_Given exercise:_ From the first line of the data below through the line bearing "(0,0) rectangle (1271,1153);", reproduce each line exactly; do not include pictures.
• • • •
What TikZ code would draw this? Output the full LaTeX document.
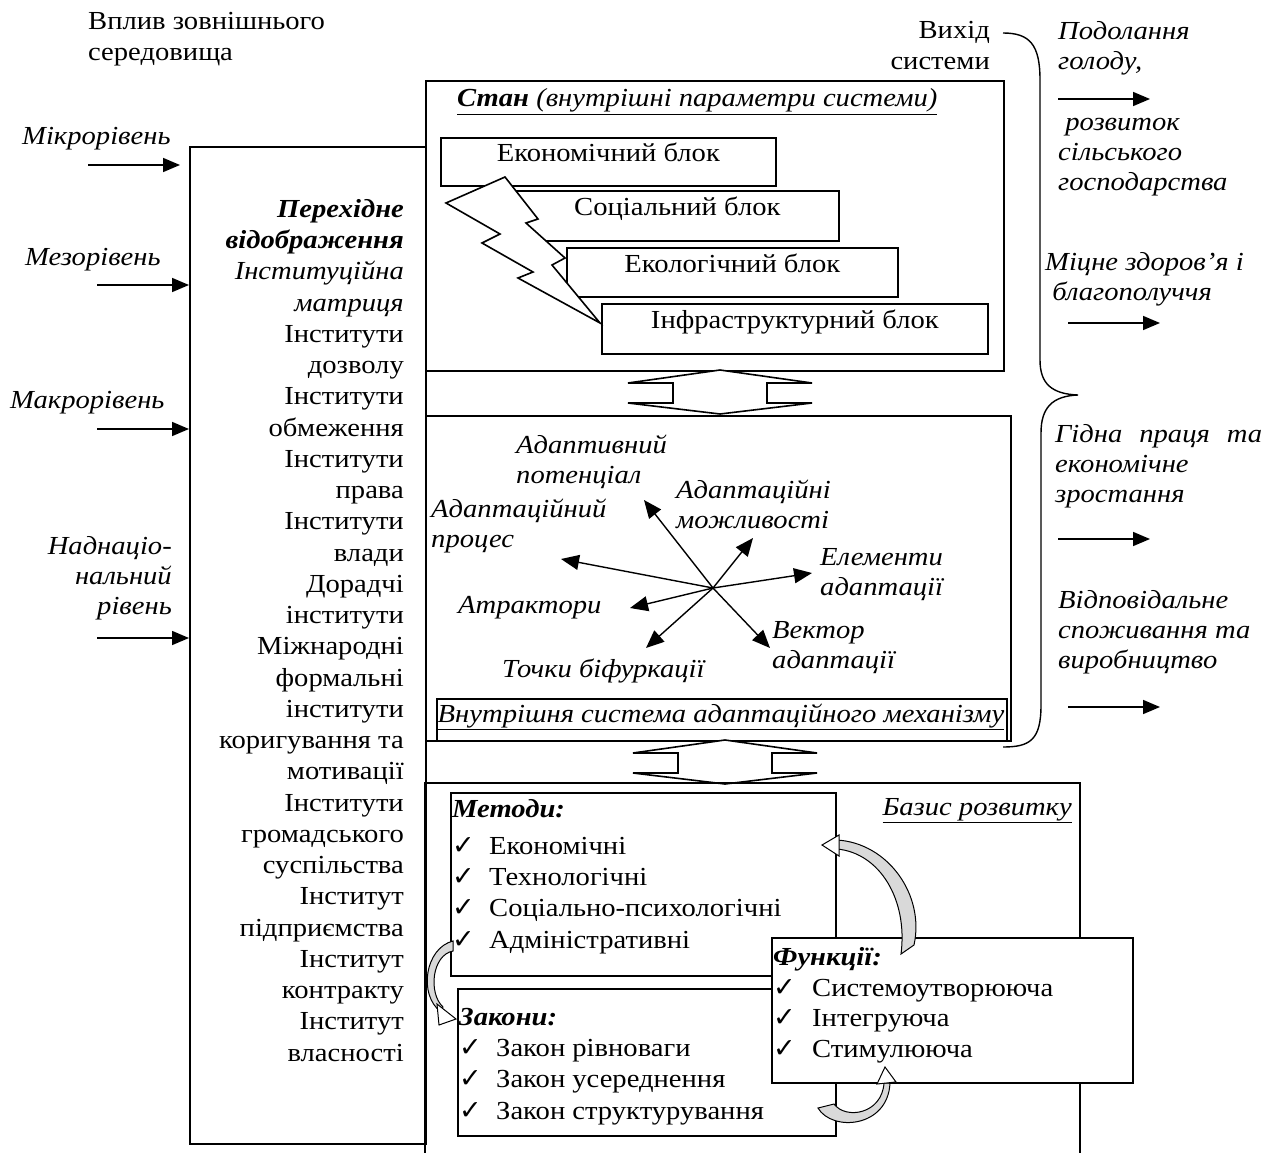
\documentclass[tikz,border=0pt]{standalone}
\usepackage{fontspec}
\setmainfont[FakeStretch=1.1]{Liberation Serif}
\newfontfamily\symfont{DejaVu Sans}
\usetikzlibrary{arrows.meta, positioning, calc}

\newcommand{\chk}{\makebox[37pt][l]{\symfont\fontsize{27}{27}\selectfont ✓}}
\newcommand{\twoway}[2]{%
  \draw[line width=1.6pt, fill=white] (#1,#2) -- ++(-92,13) -- ++(45,0) -- ++(0,20)
    -- ++(-45,0) -- ++(92,11) -- ++(92,-11) -- ++(-45,0) -- ++(0,-20) -- ++(45,0) -- cycle;}

\begin{document}
\begin{tikzpicture}[x=1pt, y=-1pt,
  txt/.style={inner sep=0pt, font=\fontsize{26}{31.25}\selectfont},
  itxt/.style={inner sep=0pt, font=\fontsize{26}{30}\selectfont\itshape},
  panel/.style={draw, line width=1.7pt, inner sep=0pt, anchor=north west},
  blockbox/.style={panel, fill=white, font=\fontsize{26}{30}\selectfont,
                   text height=12pt, text depth=12pt},
  inarrow/.style={line width=1.6pt, -{Triangle[length=17pt, width=14pt]}},
  vecarrow/.style={line width=1.4pt, -{Triangle[length=18pt, width=15pt]}},
  bentarrow/.style={line width=1pt, fill=gray!30},
  headtip/.style={line width=1pt, fill=white}]
  \useasboundingbox (0,0) rectangle (1271,1153);

  % outer environment and inputs (multi-line nodes sit on their last baseline)
  \node[txt, anchor=base west, align=left] (envtitle) at (88,61) {Вплив зовнішнього\\середовища};
  \node[panel, minimum width=236pt, minimum height=997pt] (trans) at (189,146) {};
  \node[itxt, anchor=base west] (mikrot) at (22,145) {Мікрорівень};
  \node[itxt, anchor=base west] (mezot) at (25,265) {Мезорівень};
  \node[itxt, anchor=base west] (makrot) at (10,408) {Макрорівень};
  \node[itxt, anchor=base east, align=right] (nadt) at (172,614) {Наднаціо-\\нальний\\рівень};
  \coordinate (mikro) at (88,165);
  \coordinate (mezo) at (97,285);
  \coordinate (makro) at (97,429);
  \coordinate (nad) at (97,638);
  \draw[inarrow, shorten >=9pt] (mikro) -- (mikro -| trans.west);
  \foreach \lv in {mezo, makro, nad}
    \draw[inarrow] (\lv) -- (\lv -| trans.west);
  \node[txt, anchor=base east, align=right] (instlist) at (404,1061)
    {\textbf{\textit{Перехідне}}\\\textbf{\textit{відображення}}\\\textit{Інституційна}\\\textit{матриця}\\
     Інститути\\дозволу\\Інститути\\обмеження\\Інститути\\права\\Інститути\\влади\\Дорадчі\\інститути\\
     Міжнародні\\формальні\\інститути\\коригування та\\мотивації\\Інститути\\громадського\\суспільства\\
     Інститут\\підприємства\\Інститут\\контракту\\Інститут\\власності};

  % state of the system
  \node[panel, minimum width=578pt, minimum height=290pt] (state) at (425,80) {};
  \node[itxt, anchor=base west] (statetitle) at (457,107)
    {\underline{\textbf{Стан} (внутрішні параметри системи)}};
  \node[blockbox, minimum width=335pt, minimum height=48pt] (econ) at (440,137) {Економічний блок};
  \node[blockbox, minimum width=323pt, minimum height=50pt] (soc) at (515,190) {Соціальний блок};
  \node[blockbox, minimum width=331pt, minimum height=49pt] (ecol) at (566,247) {Екологічний блок};
  \node[blockbox, minimum width=386pt, minimum height=50pt] (infra) at (601,303) {Інфраструктурний блок};
  \filldraw[fill=white, line width=1.6pt] (505,177) -- (538,219) -- (526,223) -- (565,258) -- (552,265)
    -- (600,323) -- (518,278) -- (533,272) -- (482,243) -- (500,234) -- (446,203) -- cycle;
  \twoway{720}{370}

  % adaptation mechanism
  \node[panel, minimum width=585pt, minimum height=325pt] (adapt) at (425,415) {};
  \node[panel, minimum width=570pt, minimum height=42pt] (adaptlbl) at (436,698) {};
  \node[itxt, anchor=base] (adaptname) at (721,722) {\underline{Внутрішня система адаптаційного механізму}};
  \coordinate (hub) at (713,588);
  \foreach \x/\y in {644/500, 753/538, 812/573, 770/648, 646/648, 630/608, 561/559}
    \draw[vecarrow] (hub) -- (\x,\y);
  \node[itxt, anchor=base west, align=left] (potent) at (516,483) {Адаптивний\\потенціал};
  \node[itxt, anchor=base west, align=left] (possib) at (676,528) {Адаптаційні\\можливості};
  \node[itxt, anchor=base west, align=left] (process) at (431,547) {Адаптаційний\\процес};
  \node[itxt, anchor=base west, align=left] (elem) at (820,595) {Елементи\\адаптації};
  \node[itxt, anchor=base west] (attr) at (458,613) {Атрактори};
  \node[itxt, anchor=base west, align=left] (vect) at (772,668) {Вектор\\адаптації};
  \node[itxt, anchor=base west] (bifurc) at (502,677) {Точки біфуркації};
  \twoway{725}{740}

  % development basis
  \draw[line width=1.7pt] (425,1153) -- (425,783) -- (1080,783) -- (1080,1153);
  \node[itxt, anchor=base east] (basistitle) at (1072,815) {\underline{Базис розвитку}};
  \node[panel, fill=white, minimum width=385pt, minimum height=183pt] (methods) at (450,792) {};
  \node[panel, fill=white, minimum width=378pt, minimum height=147pt] (laws) at (457,988) {};
  \node[panel, fill=white, minimum width=361pt, minimum height=145pt] (funcs) at (771,937) {};
  \node[txt, anchor=base west, align=left] (methlist) at (452,948)
    {\textbf{\textit{Методи:}}\\[6pt]\chk Економічні\\\chk Технологічні\\\chk Соціально-психологічні\\\chk Адміністративні};
  \node[txt, anchor=base west, align=left] (lawlist) at (459,1119)
    {\textbf{\textit{Закони:}}\\\chk Закон рівноваги\\\chk Закон усереднення\\\chk Закон структурування};
  \node[txt, anchor=base west, align=left, font=\fontsize{26}{30.5}\selectfont] (funclist) at (773,1057)
    {\textbf{\textit{Функції:}}\\\makebox[39pt][l]{\chk}Системоутворююча\\\makebox[39pt][l]{\chk}Інтегруюча\\\makebox[39pt][l]{\chk}Стимулююча};
  % bent arrows
  \filldraw[bentarrow] (837,840) .. controls (888,843) and (925,895) .. (914,945) -- (901,954)
    .. controls (908,900) and (880,853) .. (837,849) -- cycle;
  \filldraw[headtip] (839,835) -- (822,845) -- (839,856) -- cycle;
  \filldraw[bentarrow] (453,941) .. controls (425,948) and (418,995) .. (441,1012) -- (443,1007)
    .. controls (428,993) and (432,955) .. (453,951) -- cycle;
  \filldraw[headtip] (437,1004) -- (456,1019) -- (439,1025) -- cycle;
  \filldraw[bentarrow] (818,1108) .. controls (832,1132) and (888,1128) .. (890,1083) -- (884,1083)
    .. controls (882,1114) and (846,1120) .. (834,1104) -- cycle;
  \filldraw[headtip] (877,1084) -- (885,1067) -- (896,1082) -- cycle;

  % system output
  \node[txt, anchor=base east, align=right] (outtitle) at (990,70) {Вихід\\системи};
  \draw[line width=1.4pt] (1003,33) .. controls (1030,33) and (1040,45) .. (1040,80) -- (1040,360)
    .. controls (1040,384) and (1052,394) .. (1078,395) .. controls (1052,396) and (1041,408) .. (1041,433)
    -- (1041,705) .. controls (1041,740) and (1030,747) .. (1003,747);
  \node[itxt, anchor=base west, align=left] (hunger) at (1058,70) {Подолання\\голоду,};
  \node[itxt, anchor=base west, align=left] (agri) at (1058,190) {\ розвиток\\сільського\\господарства};
  \node[itxt, anchor=base west, align=left] (health) at (1045,300) {Міцне здоров’я і\\\ благополуччя};
  \node[itxt, anchor=base west, align=left] (work) at (1055,502)
    {\makebox[207pt][s]{Гідна праця та}\\економічне\\зростання};
  \node[itxt, anchor=base west, align=left] (consum) at (1058,668) {Відповідальне\\споживання та\\виробництво};
  \foreach \x/\y in {1058/99, 1068/323, 1058/539, 1068/707}
    \draw[inarrow] (\x,\y) coordinate (o) -- ++(92,0);
\end{tikzpicture}
\end{document}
• • • •
_Output for this task:_
What TikZ code would draw this? Output the full LaTeX document.
\documentclass[tikz,border=0pt]{standalone}
\usepackage{fontspec}
\setmainfont[FakeStretch=1.1]{Liberation Serif}
\newfontfamily\symfont{DejaVu Sans}
\usetikzlibrary{arrows.meta, positioning, calc}

\newcommand{\chk}{\makebox[37pt][l]{\symfont\fontsize{27}{27}\selectfont ✓}}
\newcommand{\twoway}[2]{%
  \draw[line width=1.6pt, fill=white] (#1,#2) -- ++(-92,13) -- ++(45,0) -- ++(0,20)
    -- ++(-45,0) -- ++(92,11) -- ++(92,-11) -- ++(-45,0) -- ++(0,-20) -- ++(45,0) -- cycle;}

\begin{document}
\begin{tikzpicture}[x=1pt, y=-1pt,
  txt/.style={inner sep=0pt, font=\fontsize{26}{31.25}\selectfont},
  itxt/.style={inner sep=0pt, font=\fontsize{26}{30}\selectfont\itshape},
  panel/.style={draw, line width=1.7pt, inner sep=0pt, anchor=north west},
  blockbox/.style={panel, fill=white, font=\fontsize{26}{30}\selectfont,
                   text height=12pt, text depth=12pt},
  inarrow/.style={line width=1.6pt, -{Triangle[length=17pt, width=14pt]}},
  vecarrow/.style={line width=1.4pt, -{Triangle[length=18pt, width=15pt]}},
  bentarrow/.style={line width=1pt, fill=gray!30},
  headtip/.style={line width=1pt, fill=white}]
  \useasboundingbox (0,0) rectangle (1271,1153);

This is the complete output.